There is, I believe, a general idea that genius and intellectual pursuits are inconsistent with the minute observations and cares that I have been recommending; and by nature perhaps they are so. The memoirs of great men are filled with anecdotes of their incompetency for commonplace duties, their want of observation, their indifference to details: you may observe, however, that such men were great in learning alone; they never exhibited that union of action and thought which is essential to constitute a heroic character.

We read that a Charlemagne and a Wallenstein could stoop, in the midst of their vast designs and splendid successes, to the cares of selling the eggs of their poultry-yard,[68] and of writing minute directions for its more skilful management.[69] A proper attention to the repair of the strings of your gowns or the ribbons of your shoes could scarcely be farther, in comparison, beneath your notice.

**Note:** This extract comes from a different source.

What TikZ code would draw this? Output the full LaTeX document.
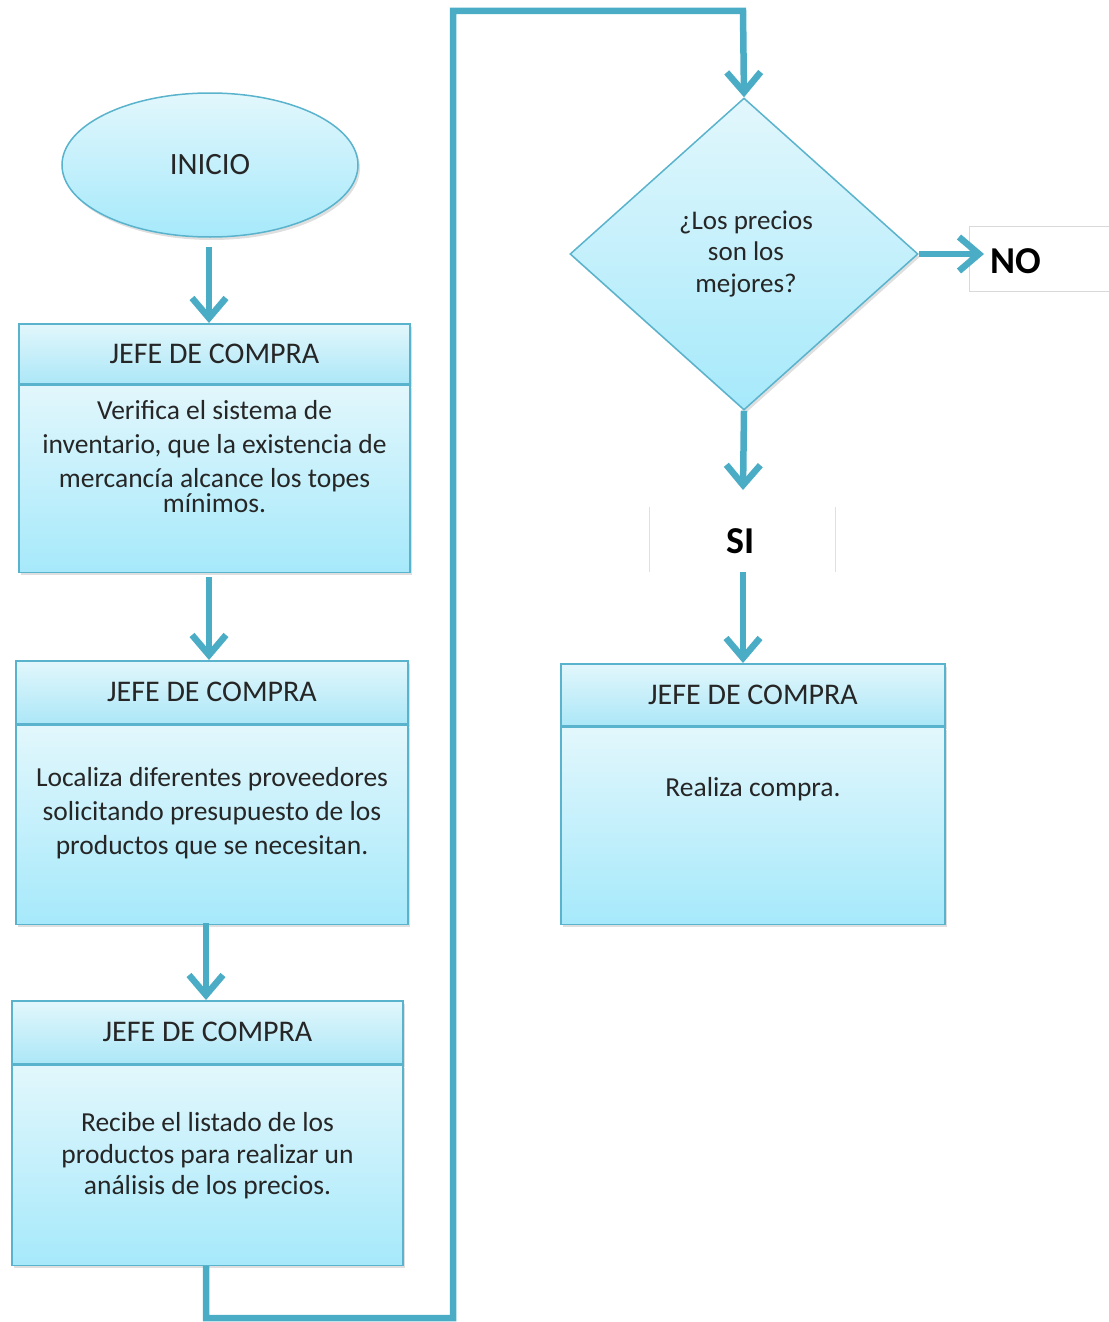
\documentclass[tikz,border=0pt]{standalone}
\usepackage{fontspec}
\setmainfont{Carlito}
\usetikzlibrary{arrows.meta,shapes.geometric,shadows,positioning}
\definecolor{flow}{HTML}{4BACC6}
\definecolor{edge}{HTML}{5AB3CC}
\definecolor{lighttop}{HTML}{E2F7FC}
\definecolor{lightbot}{HTML}{A6E9FB}
\definecolor{hdrbot}{HTML}{ACE7F7}
\tikzset{
  x=1pt, y=-1pt,
  conn/.style={draw=flow, line width=6.5pt, line join=miter,
    -{Straight Barb[length=20pt,width=34pt]}},
  boxshadow/.style={drop shadow={opacity=0.25, shadow xshift=2pt, shadow yshift=-3pt}},
  hdr/.style={rectangle, draw=edge, line width=1.5pt, top color=lighttop,
    bottom color=hdrbot, minimum height=60pt, inner sep=0pt, boxshadow},
  body/.style={rectangle, draw=edge, line width=1.5pt, top color=lighttop,
    bottom color=lightbot, inner sep=0pt, boxshadow},
  hdrtext/.style={font=\fontsize{30}{36}\selectfont, text=black!85},
  bodytext/.style={font=\fontsize{27.5}{34}\selectfont, align=center, text=black!85},
  startnode/.style={ellipse, draw=edge, line width=1.5pt, top color=lighttop,
    bottom color=lightbot, minimum width=296pt, minimum height=144pt, inner sep=0pt, boxshadow},
  decision/.style={diamond, draw=edge, line width=1.5pt, top color=lighttop,
    bottom color=lightbot, minimum width=348pt, minimum height=312pt, inner sep=0pt,
    aspect=1.115, boxshadow},
  answer/.style={font=\bfseries\fontsize{38}{44}\selectfont, text=black}
}
\begin{document}
\begin{tikzpicture}
\useasboundingbox (0,0) rectangle (1108,1322);

% start
\node[startnode] (inicio) at (210,165) {};
\node[hdrtext, font=\fontsize{31}{36}\selectfont] (inicioT) at (210,165) {INICIO};

% step 1
\node[hdr, minimum width=391pt, anchor=north] (h1) at (214.5,323) {};
\node[body, minimum width=391pt, minimum height=187pt, anchor=north] (b1) at (h1.south) {};
\node[hdrtext] (h1T) at (h1.center) {JEFE DE COMPRA};
\node[bodytext] (t1) at (214.5,457)
  {Verifica el sistema de\\ inventario, que la existencia de\\ mercancía alcance los topes\\[-9pt] mínimos.};

% step 2
\node[hdr, minimum width=392pt, minimum height=63pt, anchor=north] (h2) at (212,660) {};
\node[body, minimum width=392pt, minimum height=199pt, anchor=north] (b2) at (h2.south) {};
\node[hdrtext] (h2T) at (h2.center) {JEFE DE COMPRA};
\node[bodytext] (t2) at (212,813)
  {Localiza diferentes proveedores\\ solicitando presupuesto de los\\ productos que se necesitan.};

% step 3
\node[hdr, minimum width=391pt, minimum height=63pt, anchor=north] (h3) at (207.5,1000) {};
\node[body, minimum width=391pt, minimum height=200pt, anchor=north] (b3) at (h3.south) {};
\node[hdrtext] (h3T) at (h3.center) {JEFE DE COMPRA};
\node[bodytext, font=\fontsize{27.5}{31.5}\selectfont] (t3) at (207.5,1156)
  {Recibe el listado de los\\ productos para realizar un\\ análisis de los precios.};

% decision
\node[decision] (dec) at (744,254) {};
\node[bodytext, font=\fontsize{27}{31.5}\selectfont] (decT) at (746,254)
  {¿Los precios\\ son los\\ mejores?};

% answers
\node[draw=black!15, line width=1pt, minimum width=145pt, minimum height=65pt,
  anchor=west, inner sep=0pt] (no) at (969,258.5) {};
\node[answer, anchor=west] (noT) at (987,261) {NO};
\node[minimum width=185pt, minimum height=65pt, inner sep=0pt] (si) at (742.5,539.5) {};
\draw[black!12, line width=1pt] (si.north west) -- (si.south west)
  (si.north east) -- (si.south east);
\node[answer] (siT) at (741,541) {SI};

% step 4
\node[hdr, minimum width=384pt, minimum height=62pt, anchor=north] (h4) at (753,663) {};
\node[body, minimum width=384pt, minimum height=197pt, anchor=north] (b4) at (h4.south) {};
\node[hdrtext] (h4T) at (h4.center) {JEFE DE COMPRA};
\node[bodytext] (t4) at (753,789) {Realiza compra.};

% connectors
\coordinate (a1) at (209,247);
\coordinate (a2) at (209,577);
\coordinate (a3) at (206,923);
\draw[conn] (a1) -- (a1 |- h1.north);
\draw[conn] (a2) -- (a2 |- h2.north);
\draw[conn] (a3) -- (a3 |- h3.north);
\coordinate (c1) at (206,1318);
\coordinate (c2) at (453,1318);
\coordinate (c3) at (453,11);
\coordinate (c4) at (743,11);
\draw[conn] (b3.south -| c1) -- (c1) -- (c2) -- (c3) -- (c4) -- (dec.north);
\coordinate (noend) at (984,0);
\draw[conn] (dec.east) -- (dec.east -| noend);
\coordinate (siend) at (743,490);
\coordinate (sistart) at (743,572);
\draw[conn] (dec.south) -- (siend);
\draw[conn] (sistart) -- (sistart |- h4.north);
\end{tikzpicture}
\end{document}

The story of Sir Isaac Newton's cat and kitten has often made you smile; but it is no smile of admiration: such absence of mind is simply ridiculous. If, indeed, you should refer to its cause you may by reflection ascertain that the concentration of thought secured by such abstraction, in his particular case, may have been of use to mankind in general; but you must at the same time feel that he, even a Sir Isaac Newton, would have been a greater man had his genius been more universal, had it extended from the realms of thought into those of action.

With women the same case is much stronger; their minds are seldom, if ever, employed on subjects the importance and difficulty of which might make amends for such concentration of thought as would necessarily, except in first-rate minds, produce abstraction and inattention to homely every-day duties.

Even in the case of a genius, one of most rare occurrence, an attention to details, and thoughtfulness respecting them, though certainly more difficult, is proportionally more admirable than in ordinary women.